In light of our upcoming Punch Party (September 29), I am reviving some notes on a Gallery Talk I held last October, on a curious item from Rienzi’s collection—a punch pot, from 1765, by the Worcester Porcelain Manufactory[i] :
Alcoholic punch was consumed throughout the eighteenth century, however, the punch pot – a form resembling an overblown teapot – appeared in England only at about 1750, falling out of fashion by 1780. Up until then, the drink had been served from a wide communal bowl from which individual cups were ladled, usually into glass tumblers. Punch bowls are not known to predate 1680, but even by then the very distinct ceramic shape was standard. They were often decorated with a slogan or insignia, indicating the reveling tone that punch-drinking parties often took: “Drink fair, don’t swear,” or, “fill up the bowl, let us not our wife us control.” (This second example underscores the point that the drinking groups were more often than not male.)
Remaining examples of fine punch pots such as Rienzi’s example are relatively rare, and there exists very little written or visual documentation as to their use. The overt reference to a teapot, in shape if not size, is a very curious development – just as tea-drinking was widely understood at the time to be central to polite socializing, punch and punch-drinking was understood to be on quite the other end of the spectrum (see the accompanying etchings of raucous punch parties by William Hogarth).
This new form, a covered pot, serves as a visual cue for a different kind of etiquette, one that would have significantly changed the nature of a punch-drinking occasion. It was a lidded vessel, less open to the excess of a shared bowl, and it was more likely to be served in a controlled manner by one person who poured, rather than dipped into by each participant. The reference to tea clearly links it to polite social behavior, and is reiterated by the very refined decoration. It seems both physically and symbolically, to demonstrate a level of restraint.
To place this pot in its proper context, some background is needed on where and how it was made: Rienzi’s punch pot was made by the Worcester Porcelain Manufactory around 1765, during a period in which the firm was becoming known for high-end wares. (This “early period” is also the most coveted by collectors, and items from this era were collected as early as the nineteenth century.) The early success of Worcester has a lot to do with its formula for porcelain. The firm hit on the use of soaprock, a chalky stone mined near Cornwall that gave their porcelain great durability but was also quite thin, enabling the ceramic wares to withstand hot liquids.
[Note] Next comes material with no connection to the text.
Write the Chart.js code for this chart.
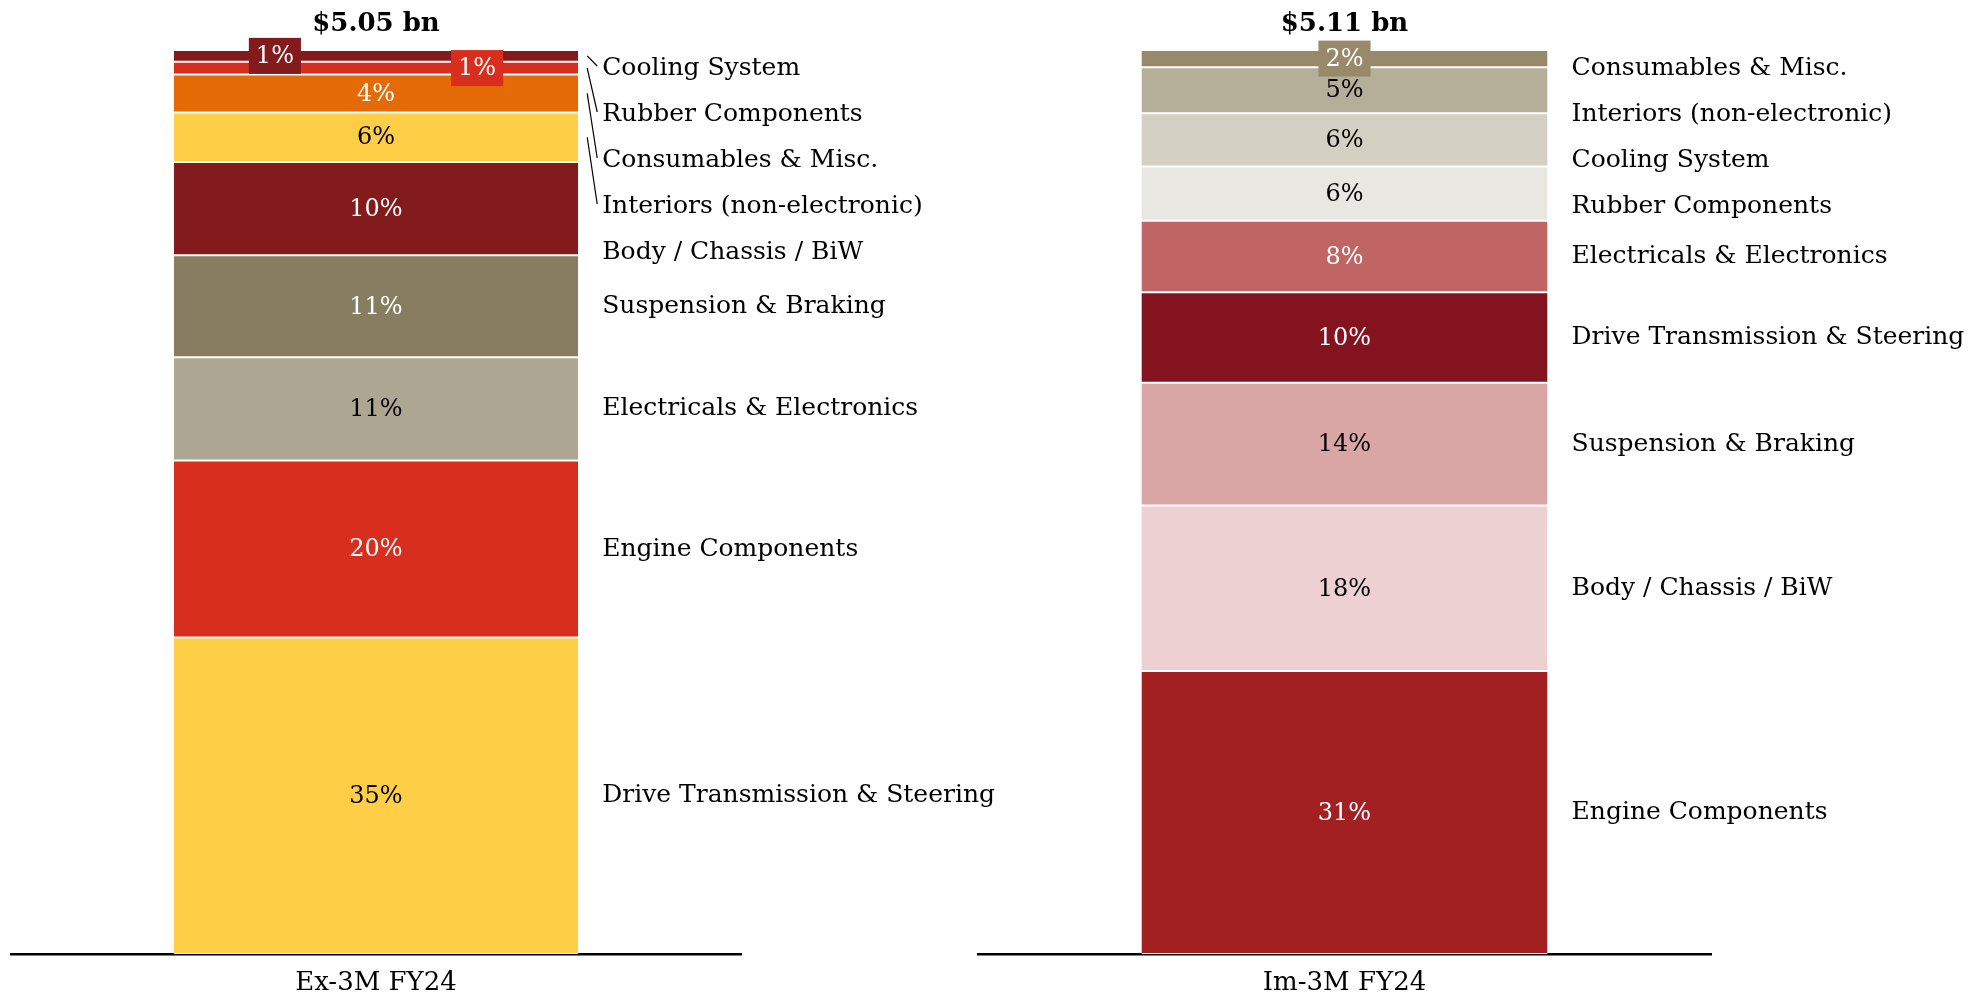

Worcester became known for tea and coffee services, or in this case, hot punch.
Along those same lines, Worcester’s painted enamel decorations are unique in that they brought together a number of influences. Rather than try to directly copy the patterns of imported Chinese ceramics, like so many porcelain companies were doing at the time, they developed their own distinct style combining various Asian styles as well as influences from other European firms. The pattern of the dark blue background is referred to as “Bluescale,” a wash of dark blue with darker blue-dot pattern layered on top to resemble fish scales, and is one of the firm’s most famous early patterns.
To create this effect, each stage of the design would have been carried out in a division of labor within the factory. White areas, called “reserves,” would first be marked out; blue was applied over the pot in a light wash, and darker dots would be applied over the first layer. This required great skill because once the pigment was absorbed directly into the clay, alterations would be impossible. Highly skilled enamel painters would then filled in decorative images, including intricate bird and insect designs. The third element of the design would be the elaborate gilding, for which Worcester was well known. Though made to serve alcohol, this was also a large, hand-painted item, made to order, and extremely expensive.
By adopting the form and even the decorative motif of a teapot, Rienzi’s punch pot could easily have been integrated into a home environment. The ritual of tea was one governed by women, and by the mid-eighteenth century, had developed into a whole new way of socializing in the home. The juxtaposition of teapot to punchpot is provocative, and reasons are unknown. It is possible that later in the eighteenth century, punch had lost some of its riotous party connotations, and that more women were drinking punch amongst company in the home. By the mid-eighteenth century, for instance, more women were frequenting coffee houses in English cities. As suggested by historian Karen Harvey, the form of a punch pot might even have served as a something of a visual pun between tea and alcoholic punch.
The punch pot form was made for only a brief period of about 30 years and then falls out of favor. Punch itself lost popularity towards the end of the eighteenth century, and was considered somewhat “old fashioned.” This is partly due to the fact that it was such a labor intensive drink to prepare, but also because other alcohols become fashionable heading into the nineteenth century.
[i] Karen Harvey discusses the material culture of punch and punch-drinking, and its juxtaposition with that of tea in her article, “Barbarity in a Teacup? Punch, Domesticity and Gender in the Eighteenth Century” Journal of Design History 21 (2008): 205-221. Discussion about the venues and etiquette appropriate for punch consumption in the eighteenth century, as well as their implications for gender, has been largely derived from this source.